As you can see from my recent posts, that the ending of the old year and the coming of the new year has put me in an introspective sort of mood.
I don't believe in resolutions as they tend to be short-lived and in the end do more damage than good as they fall rather quickly by the wayside and guilt ensues. I don't need any more guilt on top of that which I already carry around from various incidents ... and am working hard to get rid of.
However, I do believe in goals. Long-term. Short-term.
Looking back at the first few months of 2014, I realize that I was doing fairly well in making some rather necessary long-term lifestyle changes. For the first time in years, I had engaged in several changes. (1) Eating breakfast which was preparatory for (2) regular exercise. As it was winter - and a bitter cold one at that, I was utilizing a stationary bicycle in our basement. I was also engaged in reading a devotional, Jesus Calling by Sarah Young, each morning and the corresponding Bible verses. Each of these three changes, had a significant positive impact in my life.
As I continued with these simple lifestyle changes which I was hoping would become part of my permanent lifestyle, I began to take more control of my life with the exercise and then enlarged that with taking control of my diet. Working on eating healthier. I lost a few pounds. The doctor was able to take me off of two blood pressure medications that I had been on for years. A major victory. I felt I was becoming whole again.
Life was starting to be good once again.
And then things started to slide slowly downhill.
First, I had a bout with pneumonia which laid me on my back for the better part of a week. Hubby took off work to be with me, I was that sick. The exercise and healthy eating went down the tubes for that time period. Let's face it, it's hard to exercise when you're having trouble breathing. It's hard to eat anything when your fever is raging and you're lying in bed.
Then, just a few weeks later, when I was starting to recover from the bout with pneumonia, I got knocked down a second time. Hard. This time I had what we now know was a cluster headache - or rather a cluster migraine: an extremely painful headache that comes out of nowhere and brings on extreme pain within seconds of onset.
Debilitating is one word for it. Painful is another. Also, especially since I'd never experienced anything like this before, there is always the not knowing whether it is something to be very concerned about ... like a bleed in the brain ... or "just" a headache.

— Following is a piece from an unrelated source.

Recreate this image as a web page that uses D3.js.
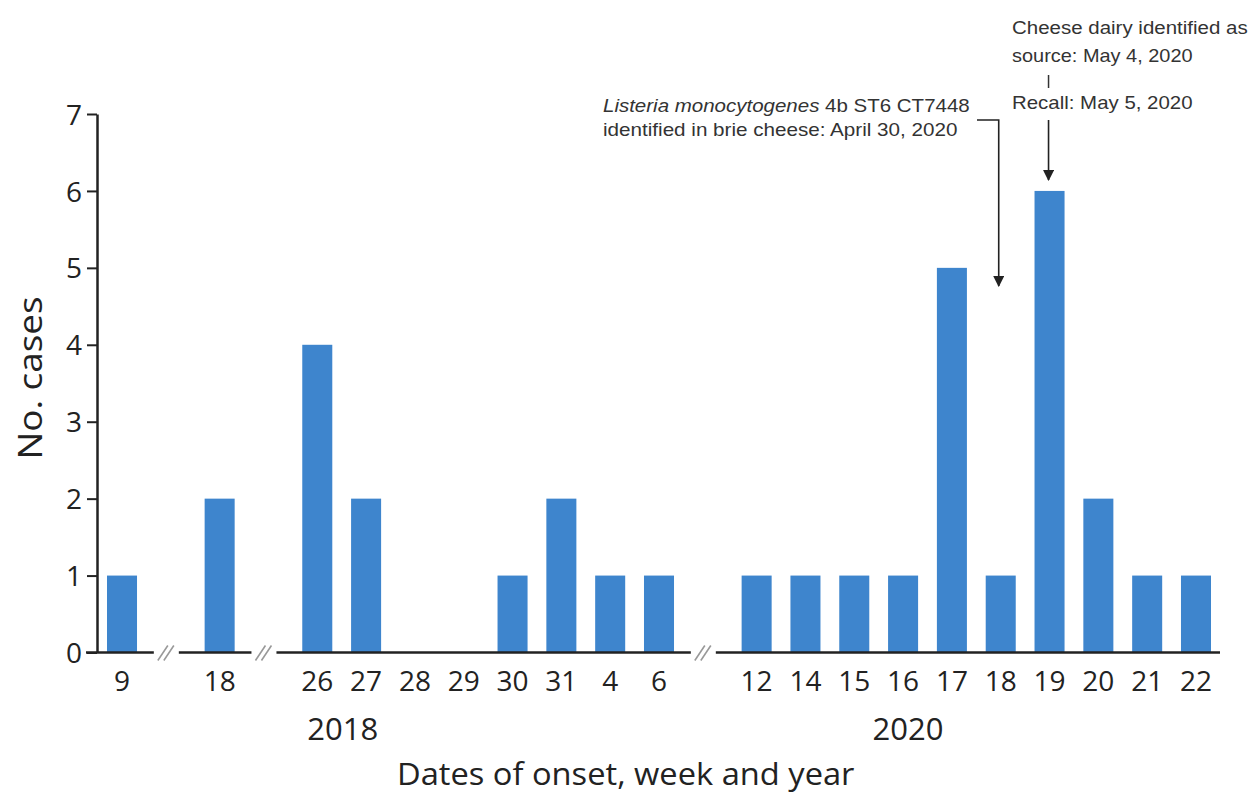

At the age of 64, I experienced my first ever ambulance ride. My daughter met me at the hospital. After spending the better part of the day there, the doctor informed me that (a) I do have a brain (I do love a doctor with a sense of humour!) and (b) as far as they could tell there was no bleeding in my brain.
Good news to be sure. BUT ... this headache lasted for nine straight days.
Also, in the same timeframe, I had initiated a relationship with a woman who was going through similar things to myself. I reached out to her, thinking she could use a friend. Someone who had already gone through some of the things she had. Someone who could walk with her. Instead, the relationship became more and more one-sided. She began to make demands that I couldn't fulfil. She would vent at me. I was damaged myself. I was working towards recovery myself. I was in no position to carry her. I simply wasn't strong enough. My time and thoughts became more and more consumed with this woman and her needs to the point where I was neglecting my own needs and my family's needs.
These three things combined started the downward slide. I never did resume the healthy eating and exercise after the bout with pneumonia. The lies I've mentioned in an earlier post - "I'm not good enough" and "My best is not good enough" rose up to torment me by the spring of the year ... and never left.
I was off track. With both the knitting of the hat and, more importantly, with my life. I needed to find a way to get back on track. To take control once again. To work towards recovery and enjoying life. To work towards the point where life was good once again. Altered maybe. Different from the past. But still good. Very good in it's own way.
At that point, I didn't have a clue.
And that, my friends and readers, is what these first few days of 2015 has been all about ... to find a way to get back on track.
There is too much happening in my life, positive things, right now to cover them in one post. Just know that just like the finished hat on my grandson's head above, I'm finding ways to start getting my life and my recovery back on track.